### Exercise:
Below is a listing; write it out exactly and drop any images from it.

........

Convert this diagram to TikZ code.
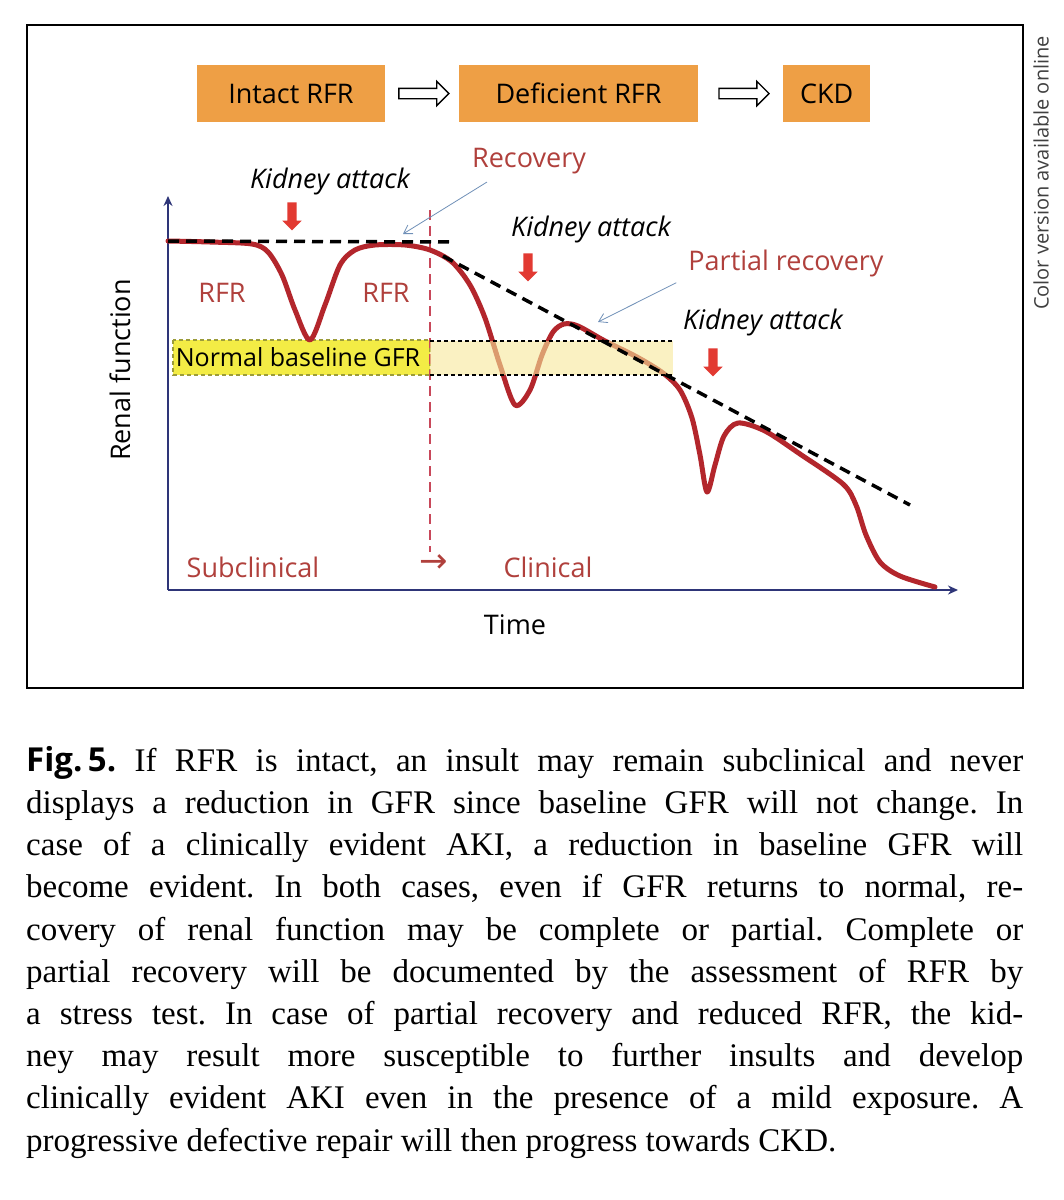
\documentclass[tikz,border=0pt]{standalone}
\usepackage{fontspec}
\setmainfont{Liberation Serif}
\setsansfont{Open Sans}
\newfontfamily\symfont{DejaVu Sans}
\usetikzlibrary{positioning,shapes.arrows,arrows.meta}

\definecolor{boxorange}{HTML}{EE9F45}
\definecolor{curvered}{HTML}{B3262C}
\definecolor{labelred}{HTML}{B0403C}
\definecolor{attackred}{HTML}{E23A32}
\definecolor{axisblue}{HTML}{2E3578}
\definecolor{pointerblue}{HTML}{7090B8}
\definecolor{bandyellow}{HTML}{F3EC45}
\definecolor{bandpale}{HTML}{F7E99A}
\definecolor{bandedge}{HTML}{9C9C3A}
\definecolor{splitred}{HTML}{C8485A}

\tikzset{
  stage/.style={fill=boxorange, minimum height=57pt, inner sep=0pt, font=\sffamily\fontsize{27}{32}\selectfont},
  hollow/.style={single arrow, draw=black, fill=white, line width=1.4pt, minimum height=50pt,
    minimum width=24pt, inner sep=4.5pt, single arrow head extend=7pt, single arrow head indent=0pt},
  attack/.style={single arrow, fill=attackred, rotate=-90, minimum height=28pt, minimum width=19pt,
    inner sep=4.5pt, single arrow head extend=5pt},
  lbl/.style={font=\sffamily\fontsize{27}{32}\selectfont, inner sep=0pt},
  redlbl/.style={lbl, text=labelred},
  attacklbl/.style={lbl, font=\sffamily\itshape\fontsize{27}{32}\selectfont},
  pointer/.style={draw=pointerblue, line width=0.8pt, -{Straight Barb[length=8pt,width=10pt]}},
  axis/.style={draw=axisblue, line width=2.5pt, -{Stealth[length=10pt,width=9pt]}},
  trend/.style={black, line width=3.5pt, dash pattern=on 11pt off 7pt},
}

\begin{document}
\begin{tikzpicture}[x=1pt, y=-1pt]
\useasboundingbox (0,0) rectangle (1064,1200);
\fill[white] (0,0) rectangle (1064,1200);

% frame and side note
\draw[line width=1.5pt] (27,25) rectangle (1023,688);
\node[rotate=90, inner sep=0pt, text=black!75, font=\sffamily\fontsize{20}{24}\selectfont] (note) at (1041,173) {Color version available online};

% stages
\node[stage, minimum width=188pt] (intact) at (291,93.5) {Intact RFR};
\node[hollow, right=13pt of intact] (arr1) {};
\node[stage, minimum width=239pt, right=9pt of arr1] (deficient) {Deficient RFR};
\node[hollow, right=20pt of deficient] (arr2) {};
\node[stage, minimum width=87pt, right=13pt of arr2] (ckd) {CKD};

% axes
\coordinate (origin) at (168,590);
\coordinate (ytop) at (168,196);
\coordinate (xend) at (958,590);
\draw[axis] (origin) -- (ytop);
\draw[axis] (origin) -- (xend);

% baseline band
\fill[bandyellow] (173,340) rectangle (430,375);
\draw[bandedge, line width=1.5pt, dash pattern=on 4pt off 3pt] (173,340) rectangle (430,375);
\node[lbl, font=\sffamily\fontsize{25}{30}\selectfont] (baseline) at (298,357) {Normal baseline GFR};

% subclinical / clinical split
\draw[splitred, line width=1.8pt, dash pattern=on 10pt off 6pt] (430,210) -- (430,552);

% renal function
\draw[curvered, line width=5pt, line cap=round, line join=round] plot[smooth, tension=0.5] coordinates {
  (168,241) (210,242) (252,244) (268,252) (282,275) (295,310) (310,340) (325,305) (340,265)
  (355,250) (375,245) (405,245) (430,250) (452,262) (470,285) (485,318) (500,365) (515,405)
  (530,390) (542,355) (553,332) (564,324) (578,326) (605,341) (637,357) (663,373) (680,390)
  (692,418) (700,455) (707,492) (715,465) (724,436) (738,423) (765,431) (800,454) (843,484)
  (856,505) (866,535) (880,562) (900,576) (935,587)};

\fill[bandpale, opacity=0.6] (430,341) rectangle (673,375);
\draw[black, line width=1.1pt, dash pattern=on 4pt off 3pt] (430,341) -- (673,341);
\draw[black, line width=1.1pt, dash pattern=on 4pt off 3pt] (430,375) -- (673,375);

% trend lines
\draw[trend] (168,241) -- (455,242);
\draw[trend] (443,256) -- (910,505);

% labels
\node[attacklbl] (ka1) at (330,181) {Kidney attack};
\node[attack] (hit1) at (292,214) {};
\node[redlbl] (recov) at (529,161) {Recovery};
\coordinate (recovtip) at (403,234);
\draw[pointer] (recov.south west) ++(15,8) -- (recovtip);
\node[redlbl] (rfr1) at (222,293) {RFR};
\node[redlbl] (rfr2) at (386,293) {RFR};

\node[attacklbl] (ka2) at (591,229) {Kidney attack};
\node[attack] (hit2) at (528,265) {};
\node[redlbl] (partial) at (786,263) {Partial recovery};
\coordinate (partialtip) at (598,322);
\draw[pointer] (partial.south west) ++(-12,6) -- (partialtip);

\node[attacklbl] (ka3) at (763,322) {Kidney attack};
\node[attack] (hit3) at (713,360) {};

\node[lbl, rotate=90] (ylabel) at (120,370) {Renal function};
\node[lbl] (xlabel) at (515,625) {Time};
\node[redlbl] (subcl) at (253,567) {Subclinical};
\node[redlbl, font=\symfont\fontsize{34}{40}\selectfont] (shift) at (434,564) {→};
\node[redlbl] (clin) at (548,567) {Clinical};

% caption
\node[anchor=north west, inner sep=0pt, text width=997pt, align=justify,
  font=\fontsize{33}{42.2}\selectfont] (caption) at (26,746) {\frenchspacing\hyphenpenalty=10000
  {\sffamily\bfseries Fig.\,5.} If RFR is intact, an insult may remain subclinical and never\linebreak
  displays a reduction in GFR since baseline GFR will not change. In\linebreak
  case of a clinically evident AKI, a reduction in baseline GFR will\linebreak
  become evident. In both cases, even if GFR returns to normal, re-\linebreak
  covery of renal function may be complete or partial. Complete or\linebreak
  partial recovery will be documented by the assessment of RFR by\linebreak
  a stress test. In case of partial recovery and reduced RFR, the kid-\linebreak
  ney may result more susceptible to further insults and develop\linebreak
  clinically evident AKI even in the presence of a mild exposure. A\linebreak
  progressive defective repair will then progress towards CKD.};
\end{tikzpicture}
\end{document}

........

### Exercise result:
Convert this diagram to TikZ code.
\documentclass[tikz,border=0pt]{standalone}
\usepackage{fontspec}
\setmainfont{Liberation Serif}
\setsansfont{Open Sans}
\newfontfamily\symfont{DejaVu Sans}
\usetikzlibrary{positioning,shapes.arrows,arrows.meta}

\definecolor{boxorange}{HTML}{EE9F45}
\definecolor{curvered}{HTML}{B3262C}
\definecolor{labelred}{HTML}{B0403C}
\definecolor{attackred}{HTML}{E23A32}
\definecolor{axisblue}{HTML}{2E3578}
\definecolor{pointerblue}{HTML}{7090B8}
\definecolor{bandyellow}{HTML}{F3EC45}
\definecolor{bandpale}{HTML}{F7E99A}
\definecolor{bandedge}{HTML}{9C9C3A}
\definecolor{splitred}{HTML}{C8485A}

\tikzset{
  stage/.style={fill=boxorange, minimum height=57pt, inner sep=0pt, font=\sffamily\fontsize{27}{32}\selectfont},
  hollow/.style={single arrow, draw=black, fill=white, line width=1.4pt, minimum height=50pt,
    minimum width=24pt, inner sep=4.5pt, single arrow head extend=7pt, single arrow head indent=0pt},
  attack/.style={single arrow, fill=attackred, rotate=-90, minimum height=28pt, minimum width=19pt,
    inner sep=4.5pt, single arrow head extend=5pt},
  lbl/.style={font=\sffamily\fontsize{27}{32}\selectfont, inner sep=0pt},
  redlbl/.style={lbl, text=labelred},
  attacklbl/.style={lbl, font=\sffamily\itshape\fontsize{27}{32}\selectfont},
  pointer/.style={draw=pointerblue, line width=0.8pt, -{Straight Barb[length=8pt,width=10pt]}},
  axis/.style={draw=axisblue, line width=2.5pt, -{Stealth[length=10pt,width=9pt]}},
  trend/.style={black, line width=3.5pt, dash pattern=on 11pt off 7pt},
}

\begin{document}
\begin{tikzpicture}[x=1pt, y=-1pt]
\useasboundingbox (0,0) rectangle (1064,1200);
\fill[white] (0,0) rectangle (1064,1200);

% frame and side note
\draw[line width=1.5pt] (27,25) rectangle (1023,688);
\node[rotate=90, inner sep=0pt, text=black!75, font=\sffamily\fontsize{20}{24}\selectfont] (note) at (1041,173) {Color version available online};

% stages
\node[stage, minimum width=188pt] (intact) at (291,93.5) {Intact RFR};
\node[hollow, right=13pt of intact] (arr1) {};
\node[stage, minimum width=239pt, right=9pt of arr1] (deficient) {Deficient RFR};
\node[hollow, right=20pt of deficient] (arr2) {};
\node[stage, minimum width=87pt, right=13pt of arr2] (ckd) {CKD};

% axes
\coordinate (origin) at (168,590);
\coordinate (ytop) at (168,196);
\coordinate (xend) at (958,590);
\draw[axis] (origin) -- (ytop);
\draw[axis] (origin) -- (xend);

% baseline band
\fill[bandyellow] (173,340) rectangle (430,375);
\draw[bandedge, line width=1.5pt, dash pattern=on 4pt off 3pt] (173,340) rectangle (430,375);
\node[lbl, font=\sffamily\fontsize{25}{30}\selectfont] (baseline) at (298,357) {Normal baseline GFR};

% subclinical / clinical split
\draw[splitred, line width=1.8pt, dash pattern=on 10pt off 6pt] (430,210) -- (430,552);

% renal function
\draw[curvered, line width=5pt, line cap=round, line join=round] plot[smooth, tension=0.5] coordinates {
  (168,241) (210,242) (252,244) (268,252) (282,275) (295,310) (310,340) (325,305) (340,265)
  (355,250) (375,245) (405,245) (430,250) (452,262) (470,285) (485,318) (500,365) (515,405)
  (530,390) (542,355) (553,332) (564,324) (578,326) (605,341) (637,357) (663,373) (680,390)
  (692,418) (700,455) (707,492) (715,465) (724,436) (738,423) (765,431) (800,454) (843,484)
  (856,505) (866,535) (880,562) (900,576) (935,587)};

\fill[bandpale, opacity=0.6] (430,341) rectangle (673,375);
\draw[black, line width=1.1pt, dash pattern=on 4pt off 3pt] (430,341) -- (673,341);
\draw[black, line width=1.1pt, dash pattern=on 4pt off 3pt] (430,375) -- (673,375);

% trend lines
\draw[trend] (168,241) -- (455,242);
\draw[trend] (443,256) -- (910,505);

% labels
\node[attacklbl] (ka1) at (330,181) {Kidney attack};
\node[attack] (hit1) at (292,214) {};
\node[redlbl] (recov) at (529,161) {Recovery};
\coordinate (recovtip) at (403,234);
\draw[pointer] (recov.south west) ++(15,8) -- (recovtip);
\node[redlbl] (rfr1) at (222,293) {RFR};
\node[redlbl] (rfr2) at (386,293) {RFR};

\node[attacklbl] (ka2) at (591,229) {Kidney attack};
\node[attack] (hit2) at (528,265) {};
\node[redlbl] (partial) at (786,263) {Partial recovery};
\coordinate (partialtip) at (598,322);
\draw[pointer] (partial.south west) ++(-12,6) -- (partialtip);

\node[attacklbl] (ka3) at (763,322) {Kidney attack};
\node[attack] (hit3) at (713,360) {};

\node[lbl, rotate=90] (ylabel) at (120,370) {Renal function};
\node[lbl] (xlabel) at (515,625) {Time};
\node[redlbl] (subcl) at (253,567) {Subclinical};
\node[redlbl, font=\symfont\fontsize{34}{40}\selectfont] (shift) at (434,564) {→};
\node[redlbl] (clin) at (548,567) {Clinical};

% caption
\node[anchor=north west, inner sep=0pt, text width=997pt, align=justify,
  font=\fontsize{33}{42.2}\selectfont] (caption) at (26,746) {\frenchspacing\hyphenpenalty=10000
  {\sffamily\bfseries Fig.\,5.} If RFR is intact, an insult may remain subclinical and never\linebreak
  displays a reduction in GFR since baseline GFR will not change. In\linebreak
  case of a clinically evident AKI, a reduction in baseline GFR will\linebreak
  become evident. In both cases, even if GFR returns to normal, re-\linebreak
  covery of renal function may be complete or partial. Complete or\linebreak
  partial recovery will be documented by the assessment of RFR by\linebreak
  a stress test. In case of partial recovery and reduced RFR, the kid-\linebreak
  ney may result more susceptible to further insults and develop\linebreak
  clinically evident AKI even in the presence of a mild exposure. A\linebreak
  progressive defective repair will then progress towards CKD.};
\end{tikzpicture}
\end{document}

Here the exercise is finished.